● **OBJECTIVE**
Restate each of the lines below word for word and drop every picture.

● **DATA SHOWN**
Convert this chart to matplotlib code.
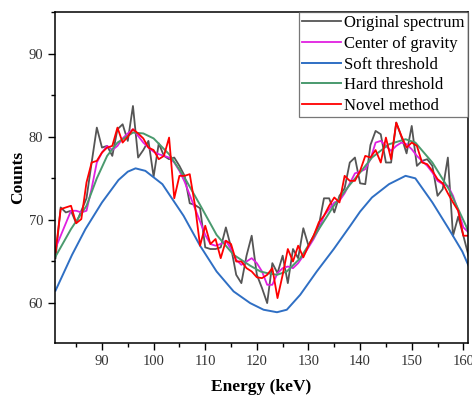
import matplotlib
matplotlib.use("Agg")
import matplotlib.pyplot as plt
from matplotlib.ticker import MultipleLocator

plt.rcParams['font.family'] = ['Liberation Serif', 'DejaVu Serif']

energy = list(range(81, 162))

original = [65.4, 71.5, 70.9, 71.1, 69.6, 71.1, 72.6, 76.9, 81.1, 78.7,
            78.9, 77.7, 80.9, 81.5, 79.5, 83.7, 77.5, 78.4, 79.5, 75.2,
            79.2, 77.7, 77.3, 77.5, 76.5, 75.3, 72.0, 71.8, 71.4, 66.7,
            66.5, 66.5, 66.7, 69.1, 66.7, 63.4, 62.4, 65.7, 68.1, 63.4,
            61.8, 60.0, 64.8, 63.6, 65.7, 62.4, 66.5, 65.4, 69.0, 66.9,
            68.1, 69.3, 72.6, 72.6, 70.9, 72.9, 73.8, 76.9, 77.5, 74.4,
            74.3, 79.0, 80.7, 80.3, 76.9, 76.9, 81.7, 80.0, 78.0, 81.3,
            76.5, 77.1, 77.3, 76.5, 72.9, 73.7, 77.5, 68.1, 70.4, 68.1,
            65.7]

center_gravity = [66.6, 68.1, 69.6, 71.1, 71.1, 70.9, 71.1, 73.8, 76.9, 78.1,
                  78.9, 78.4, 78.9, 79.8, 80.4, 80.9, 80.1, 79.3, 78.7, 78.2,
                  77.9, 77.7, 77.5, 76.9, 75.9, 74.6, 73.0, 71.4, 69.8, 68.2,
                  67.1, 66.9, 67.1, 67.5, 66.5, 65.2, 64.6, 65.0, 65.4, 64.8,
                  63.8, 62.2, 62.2, 63.6, 64.2, 64.4, 64.2, 64.8, 65.7, 66.7,
                  67.7, 68.9, 70.5, 71.3, 72.1, 72.3, 73.2, 74.4, 75.6, 75.8,
                  76.1, 77.3, 79.3, 79.5, 78.9, 78.3, 78.9, 79.3, 79.1, 78.5,
                  77.7, 77.1, 76.5, 75.7, 74.7, 74.3, 74.1, 72.9, 71.1, 69.1,
                  68.5]

novel = [66.1, 71.3, 71.5, 71.7, 69.6, 70.1, 74.5, 76.9, 77.1, 78.1,
         78.7, 78.9, 81.1, 79.3, 80.0, 80.9, 80.4, 79.8, 78.7, 78.4,
         77.3, 77.7, 79.9, 72.6, 75.3, 75.3, 75.5, 71.8, 66.9, 69.3,
         67.1, 67.7, 65.4, 67.5, 67.1, 65.0, 65.0, 64.2, 63.8, 63.1,
         63.0, 63.4, 64.2, 60.6, 63.4, 66.5, 65.0, 66.9, 65.5, 66.9,
         68.1, 69.7, 70.5, 71.7, 72.7, 72.1, 75.3, 74.7, 74.7, 75.9,
         77.7, 77.5, 78.4, 76.9, 79.9, 77.3, 81.7, 80.1, 78.7, 79.3,
         78.9, 76.9, 76.7, 75.9, 74.9, 74.4, 73.2, 72.1, 71.1, 68.1,
         68.1]

hard_x = [81, 84, 87, 89, 91, 93, 96, 98, 100, 103, 105.8, 109, 112.2,
          115.5, 118.7, 120.7, 122, 123.9, 125.8, 128.4, 131.6, 134.9,
          138.1, 140, 142.3, 145.6, 148.8, 150.7, 154, 157.2, 160.5, 161]
hard = [65.6, 68.9, 71.7, 75.0, 77.7, 79.3, 80.5, 80.4, 79.8, 77.9, 75.3,
        71.8, 68.2, 65.8, 64.5, 63.8, 63.6, 63.4, 63.8, 65.4, 68.5, 71.7,
        74.3, 75.7, 77.5, 79.1, 79.7, 79.3, 76.9, 73.7, 69.3, 68.5]

soft_x = [81, 84.2, 86.8, 90, 93.2, 95, 96.5, 98.4, 101.7, 105.8, 109,
          112.2, 115.5, 118.7, 121.3, 123.9, 125.8, 128.4, 131.6, 134.9,
          138.1, 140, 142.3, 145.6, 148.8, 150.7, 154, 157.2, 159.8, 161]
soft = [61.5, 65.8, 68.9, 72.1, 74.8, 75.8, 76.2, 75.9, 74.3, 70.5, 66.9,
        63.8, 61.4, 60.0, 59.2, 58.9, 59.2, 61.0, 63.8, 66.5, 69.3, 71.0,
        72.7, 74.3, 75.3, 75.0, 72.1, 68.9, 66.2, 64.5]

fig = plt.figure(figsize=(4.72, 3.98), dpi=100)
ax = fig.add_axes([55 / 472, (398 - 343) / 398, (468 - 55) / 472, (343 - 12) / 398])

ax.plot(energy, original, color='#555555', lw=1.3, label='Original spectrum')
ax.plot(energy, center_gravity, color='#e020e0', lw=1.3, label='Center of gravity')
ax.plot(soft_x, soft, color='#2f6fc4', lw=1.4, label='Soft threshold')
ax.plot(hard_x, hard, color='#4a9a6e', lw=1.4, label='Hard threshold')
ax.plot(energy, novel, color='#ff0000', lw=1.3, label='Novel method')

ax.set_xlim(80.9, 160.9)
ax.set_ylim(55.2, 95)
ax.xaxis.set_major_locator(MultipleLocator(10))
ax.xaxis.set_minor_locator(MultipleLocator(5))
ax.yaxis.set_major_locator(MultipleLocator(10))
ax.yaxis.set_minor_locator(MultipleLocator(5))
ax.tick_params(which='major', direction='out', length=5, width=1, labelsize=10.5,
               colors='black', labelcolor='#333333')
ax.tick_params(which='minor', direction='out', length=3, width=1)
for s in ax.spines.values():
    s.set_linewidth(1.1)

ax.set_xlabel('Energy (keV)', fontsize=12.5, fontweight='bold', labelpad=8)
ax.set_ylabel('Counts', fontsize=12.5, fontweight='bold', labelpad=2)

leg = ax.legend(loc='upper right', fontsize=12, frameon=True, fancybox=False,
                borderaxespad=0, handlelength=2.3, handletextpad=0.2,
                labelspacing=0.28, borderpad=0.2)
leg.get_frame().set_edgecolor('#555555')
leg.get_frame().set_linewidth(0.9)

fig.savefig('out.png', dpi=100)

● **FINAL RESULT**
Convert this chart to matplotlib code.
import matplotlib
matplotlib.use("Agg")
import matplotlib.pyplot as plt
from matplotlib.ticker import MultipleLocator

plt.rcParams['font.family'] = ['Liberation Serif', 'DejaVu Serif']

energy = list(range(81, 162))

original = [65.4, 71.5, 70.9, 71.1, 69.6, 71.1, 72.6, 76.9, 81.1, 78.7,
            78.9, 77.7, 80.9, 81.5, 79.5, 83.7, 77.5, 78.4, 79.5, 75.2,
            79.2, 77.7, 77.3, 77.5, 76.5, 75.3, 72.0, 71.8, 71.4, 66.7,
            66.5, 66.5, 66.7, 69.1, 66.7, 63.4, 62.4, 65.7, 68.1, 63.4,
            61.8, 60.0, 64.8, 63.6, 65.7, 62.4, 66.5, 65.4, 69.0, 66.9,
            68.1, 69.3, 72.6, 72.6, 70.9, 72.9, 73.8, 76.9, 77.5, 74.4,
            74.3, 79.0, 80.7, 80.3, 76.9, 76.9, 81.7, 80.0, 78.0, 81.3,
            76.5, 77.1, 77.3, 76.5, 72.9, 73.7, 77.5, 68.1, 70.4, 68.1,
            65.7]

center_gravity = [66.6, 68.1, 69.6, 71.1, 71.1, 70.9, 71.1, 73.8, 76.9, 78.1,
                  78.9, 78.4, 78.9, 79.8, 80.4, 80.9, 80.1, 79.3, 78.7, 78.2,
                  77.9, 77.7, 77.5, 76.9, 75.9, 74.6, 73.0, 71.4, 69.8, 68.2,
                  67.1, 66.9, 67.1, 67.5, 66.5, 65.2, 64.6, 65.0, 65.4, 64.8,
                  63.8, 62.2, 62.2, 63.6, 64.2, 64.4, 64.2, 64.8, 65.7, 66.7,
                  67.7, 68.9, 70.5, 71.3, 72.1, 72.3, 73.2, 74.4, 75.6, 75.8,
                  76.1, 77.3, 79.3, 79.5, 78.9, 78.3, 78.9, 79.3, 79.1, 78.5,
                  77.7, 77.1, 76.5, 75.7, 74.7, 74.3, 74.1, 72.9, 71.1, 69.1,
                  68.5]

novel = [66.1, 71.3, 71.5, 71.7, 69.6, 70.1, 74.5, 76.9, 77.1, 78.1,
         78.7, 78.9, 81.1, 79.3, 80.0, 80.9, 80.4, 79.8, 78.7, 78.4,
         77.3, 77.7, 79.9, 72.6, 75.3, 75.3, 75.5, 71.8, 66.9, 69.3,
         67.1, 67.7, 65.4, 67.5, 67.1, 65.0, 65.0, 64.2, 63.8, 63.1,
         63.0, 63.4, 64.2, 60.6, 63.4, 66.5, 65.0, 66.9, 65.5, 66.9,
         68.1, 69.7, 70.5, 71.7, 72.7, 72.1, 75.3, 74.7, 74.7, 75.9,
         77.7, 77.5, 78.4, 76.9, 79.9, 77.3, 81.7, 80.1, 78.7, 79.3,
         78.9, 76.9, 76.7, 75.9, 74.9, 74.4, 73.2, 72.1, 71.1, 68.1,
         68.1]

hard_x = [81, 84, 87, 89, 91, 93, 96, 98, 100, 103, 105.8, 109, 112.2,
          115.5, 118.7, 120.7, 122, 123.9, 125.8, 128.4, 131.6, 134.9,
          138.1, 140, 142.3, 145.6, 148.8, 150.7, 154, 157.2, 160.5, 161]
hard = [65.6, 68.9, 71.7, 75.0, 77.7, 79.3, 80.5, 80.4, 79.8, 77.9, 75.3,
        71.8, 68.2, 65.8, 64.5, 63.8, 63.6, 63.4, 63.8, 65.4, 68.5, 71.7,
        74.3, 75.7, 77.5, 79.1, 79.7, 79.3, 76.9, 73.7, 69.3, 68.5]

soft_x = [81, 84.2, 86.8, 90, 93.2, 95, 96.5, 98.4, 101.7, 105.8, 109,
          112.2, 115.5, 118.7, 121.3, 123.9, 125.8, 128.4, 131.6, 134.9,
          138.1, 140, 142.3, 145.6, 148.8, 150.7, 154, 157.2, 159.8, 161]
soft = [61.5, 65.8, 68.9, 72.1, 74.8, 75.8, 76.2, 75.9, 74.3, 70.5, 66.9,
        63.8, 61.4, 60.0, 59.2, 58.9, 59.2, 61.0, 63.8, 66.5, 69.3, 71.0,
        72.7, 74.3, 75.3, 75.0, 72.1, 68.9, 66.2, 64.5]

fig = plt.figure(figsize=(4.72, 3.98), dpi=100)
ax = fig.add_axes([55 / 472, (398 - 343) / 398, (468 - 55) / 472, (343 - 12) / 398])

ax.plot(energy, original, color='#555555', lw=1.3, label='Original spectrum')
ax.plot(energy, center_gravity, color='#e020e0', lw=1.3, label='Center of gravity')
ax.plot(soft_x, soft, color='#2f6fc4', lw=1.4, label='Soft threshold')
ax.plot(hard_x, hard, color='#4a9a6e', lw=1.4, label='Hard threshold')
ax.plot(energy, novel, color='#ff0000', lw=1.3, label='Novel method')

ax.set_xlim(80.9, 160.9)
ax.set_ylim(55.2, 95)
ax.xaxis.set_major_locator(MultipleLocator(10))
ax.xaxis.set_minor_locator(MultipleLocator(5))
ax.yaxis.set_major_locator(MultipleLocator(10))
ax.yaxis.set_minor_locator(MultipleLocator(5))
ax.tick_params(which='major', direction='out', length=5, width=1, labelsize=10.5,
               colors='black', labelcolor='#333333')
ax.tick_params(which='minor', direction='out', length=3, width=1)
for s in ax.spines.values():
    s.set_linewidth(1.1)

ax.set_xlabel('Energy (keV)', fontsize=12.5, fontweight='bold', labelpad=8)
ax.set_ylabel('Counts', fontsize=12.5, fontweight='bold', labelpad=2)

leg = ax.legend(loc='upper right', fontsize=12, frameon=True, fancybox=False,
                borderaxespad=0, handlelength=2.3, handletextpad=0.2,
                labelspacing=0.28, borderpad=0.2)
leg.get_frame().set_edgecolor('#555555')
leg.get_frame().set_linewidth(0.9)

fig.savefig('out.png', dpi=100)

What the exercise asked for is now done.